Both grains are best planted in late fall, and barley gets harvested a couple weeks earlier than wheat — usually late to mid-June for barley — which allows farmers more opportunity to plant a second crop in the same field, usually soybeans.

But farmers who are thinking about growing malted barley need to think it through first. They need to know where their end-market will be, what expectations the maltster and brewer might have, and what varieties will best suit their buyer’s needs.

Stockinger and his team of researchers are studying more than 1,500 plots of barley on the Wooster campus for things like yield, earliness of maturity, malting quality and resistance to disease and wind damage, known to farmers as “lodging.”

Best varieties

The goal for researchers is to combine the desirable traits into varieties that will do well — from farm to bottle.

“My goal is to produce and deliver the varieties that do well here in Ohio,” Stockinger said, noting that Ohio is actually well suited for barley because of the cool climate, which produces lower-protein grain.

And Ohio is suitable for another reason: the rapid growth of craft breweries that want locally sourced grain.

Bill Bakan, of Maize Valley Winery.
Bill Bakan, of Maize Valley Winery.

“The craft brewing movement is actually changing the dynamics of where the ingredients come from and the rules of the game,” he said. “There’s a lot of craft maltsters that are popping up all over the place and they’re looking for locally grown barley varieties.”

For farmers, that means more value for their crop.

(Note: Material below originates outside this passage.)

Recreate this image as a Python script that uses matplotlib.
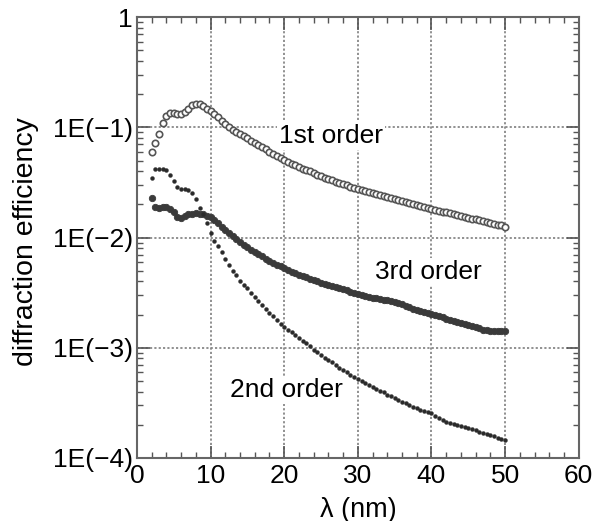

If marketed right, Stockinger said they can realize $6-7 a bushel, compared to about $4 they might get for a bushel of wheat. And after the grain is harvested, the barley straw is a valuable resource, as well.

Added value

Matt Cunningham, a grain farmer in Union County and part owner of Rustic Brew Farm, grows and malts his own barley, and sells it to brewers across the state. Last year he grew 100 acres, and this year he is working on 50.

His family farms about 2,600 acres of commodity crops, but “because of what the grain markets did back in 2013,” he was looking for a new venture.

That led him to not only grow his barley, but invest in the technology to malt it for other brewers. His first malting unit did 500-pound batches in 10 days, and he recently began using a new unit, which can malt two tons in the same amount of time.

Cunningham sells to about a dozen craft brewers across the state and said demand continues to increase.

“I can’t even crack the surface on the demand in Ohio,” he said.

Custom malting

Maize Valley sends its barley to Haus Malts, in Cleveland, where 24-year-old Andrew Marthahus, and his father, Craig, are in their third year of operating a custom malting business. So far, they have supplied more than 40 breweries in Ohio with malted grain, and they also malt other grains, to be used in food products.

Like others, Andrew said malting is a real science and a lot of things can go wrong if it’s not done carefully. He holds a chemical engineering degree and finds himself constantly monitoring the malting process for temperature, moisture absorption and germination.

“It’s very complicated and time-intensive process,” Andrew said.

Haus Malts uses a stainless steel grain bin for malting, and can malt about two tons in eight days. Some larger malt operations west of Ohio use large, confined rooms for malting, where they spread the grain over a sanitized floor, and keep it stirred.

Most of the malted barley grown in the U.S. is grown in states west of the Mississippi River, according to Stockinger. He estimated there 1,000 acres grown in Ohio.

But as the research improves and as brewers continue to brand themselves with a local product — the opportunity for Ohio barley looks promising.

“There’s a lot of craft maltsters that are popping up all over the place and they’re looking for locally grown barley varieties,” Stockinger said. “The problem is that the U.S. hasn’t put any effort into developing varieties for malting purposes in the regions where most of these people are.”

Bakan said some brewers could probably save money by buying their barley from other growers, but he sees growing it and making his own beer as a way of completing the local product chain, and “honoring the heritage” of Ohio agriculture.